What I was pointing out with the spontaneous emission example is that there are no discrete eigenstates there, thus all possible emission times and directions are on an equal footing. If you are OK with this being described as MWI, I have no problem with that. I have not seen it described this way, however. In fact, I do not recall seeing any treatment of spontaneous emission in the MWI context. I wonder why.

Another, unrelated issue I have not seen addressed by MWI (or objective collapse) is how in the straight EPR experiment on a singlet and two aligned detectors one necessarily gets opposite spin measurements, even though each spacelike-separated interaction produces "two worlds", up and down. Apparently these 2x2 worlds somehow turn into just 2 worlds (updown and downup), with the other two (upup and downdown) magically discarded to preserve the angular momentum conservation. But I suppose this is a discussion for another day.

Comment author: Luke_A_Somers 13 August 2013 02:17:18PM 1 point [-]

In fact, I do not recall seeing any treatment of spontaneous emission in the MWI context. I wonder why.

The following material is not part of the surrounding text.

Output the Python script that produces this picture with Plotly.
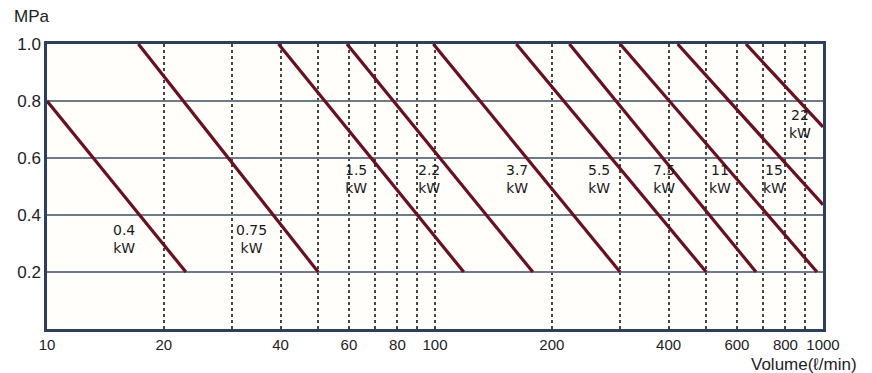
import numpy as np
import plotly.graph_objects as go

# Motor power curves: (flow start, pressure start) -> (flow end, pressure end)
powers = ["0.4", "0.75", "1.5", "2.2", "3.7", "5.5", "7.5", "11", "15", "22"]
flow_start = [10, 17.2, 39.5, 59.3, 99, 162, 222, 300, 422, 633]
press_start = [0.8, 1.0, 1.0, 1.0, 1.0, 1.0, 1.0, 1.0, 1.0, 1.0]
flow_end = [22.8, 50, 118.6, 178.7, 300, 500, 672, 965, 1000, 1000]
press_end = [0.2, 0.2, 0.2, 0.2, 0.2, 0.2, 0.2, 0.2, 0.436, 0.709]

# Label positions
label_x = [15.8, 33.7, 62.5, 96.7, 163, 265, 390, 542, 748, 874]
label_y = [0.317, 0.317, 0.527, 0.527, 0.527, 0.527, 0.527, 0.527, 0.527, 0.72]

x_tickvals = [10, 20, 30, 40, 50, 60, 70, 80, 90, 100, 200, 300, 400, 500, 600, 700, 800, 900, 1000]
x_ticktext = ["10", "20", "", "40", "", "60", "", "80", "", "100", "200", "", "400", "", "600", "", "800", "", "1000"]
y_tickvals = [0.2, 0.4, 0.6, 0.8, 1.0]
y_ticktext = ["0.2", "0.4", "0.6", "0.8", "1.0"]

LINE = "#6a0f1f"
NAVY = "#2c3f5e"
FONT = "Liberation Sans, Arial, sans-serif"
LFONT = "DejaVu Sans, Liberation Sans, sans-serif"

L, R, T, B = 47, 49, 44, 44
W, H = 872, 373
pw, ph = W - L - R, H - T - B

def px_to_paper(x, y):
    return (x - L) / pw, (H - B - y) / ph

fig = go.Figure()
for i, p in enumerate(powers):
    fig.add_trace(go.Scatter(
        x=[flow_start[i], flow_end[i]], y=[press_start[i], press_end[i]],
        mode="lines", line=dict(color=LINE, width=3.2), showlegend=False,
        hoverinfo="skip"))
    fig.add_annotation(x=np.log10(label_x[i]), y=label_y[i], xref="x", yref="y",
                       text=f"{p}<br>kW", showarrow=False, borderpad=0,
                       font=dict(family=LFONT, size=14, color="#1a1a1a"))

fig.update_layout(
    width=W, height=H,
    margin=dict(l=L, r=R, t=T, b=B),
    paper_bgcolor="white", plot_bgcolor="#fffefa",
    font=dict(family=FONT, color="#222"),
    xaxis=dict(type="log", range=[1, 3], tickmode="array", tickvals=x_tickvals,
               ticktext=x_ticktext, ticks="", showgrid=True, gridcolor="#444",
               griddash="dot", gridwidth=1.5, showline=True, linecolor=NAVY,
               linewidth=2.5, mirror=True, zeroline=False, automargin=False,
               tickfont=dict(size=15, color="#222")),
    yaxis=dict(range=[0, 1.0], tickmode="array", tickvals=y_tickvals,
               ticktext=y_ticktext, ticks="", showgrid=True, gridcolor="#6d7a8a",
               gridwidth=1.5, showline=True, linecolor=NAVY, linewidth=2.5,
               mirror=True, zeroline=False, automargin=False,
               tickfont=dict(size=17, color="#222")),
)
mx, my = px_to_paper(12, 17)
fig.add_annotation(x=mx, y=my, xref="paper", yref="paper", text="MPa",
                   showarrow=False, xanchor="left", yanchor="middle",
                   font=dict(family=FONT, size=17, color="#222"))
vx, vy = px_to_paper(859, 364)
fig.add_annotation(x=vx, y=vy, xref="paper", yref="paper", text="Volume(ℓ/min)",
                   showarrow=False, xanchor="right", yanchor="middle",
                   font=dict(family=FONT, size=17, color="#222"))

fig.write_html("out.html", config={"displayModeBar": False},
               post_script="document.body.style.margin='0px';document.body.style.overflow='hidden';")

Peculiar. That was one of the first examples I ever encountered. Not the first two, but it was one of the earlier ones. It was emphasized that there is a colossal number of 'worlds' coming out of this sort of event, and the two-way splits in the previous examples were just simplest-possible cases.

... in the straight EPR experiment on a singlet and two aligned detectors one necessarily gets opposite spin measurements, even though each spacelike-separated interaction produces "two worlds", up and down

How can you cut a pizza twice and get only two slices? By running the pizza cutter over the same line again. Same deal here. By applying the same test to the two entangled particles, they get the same results. Or do you mean, how can MWI keep track of the information storage aspects of quantum mechanics? Well, we live in Fock space.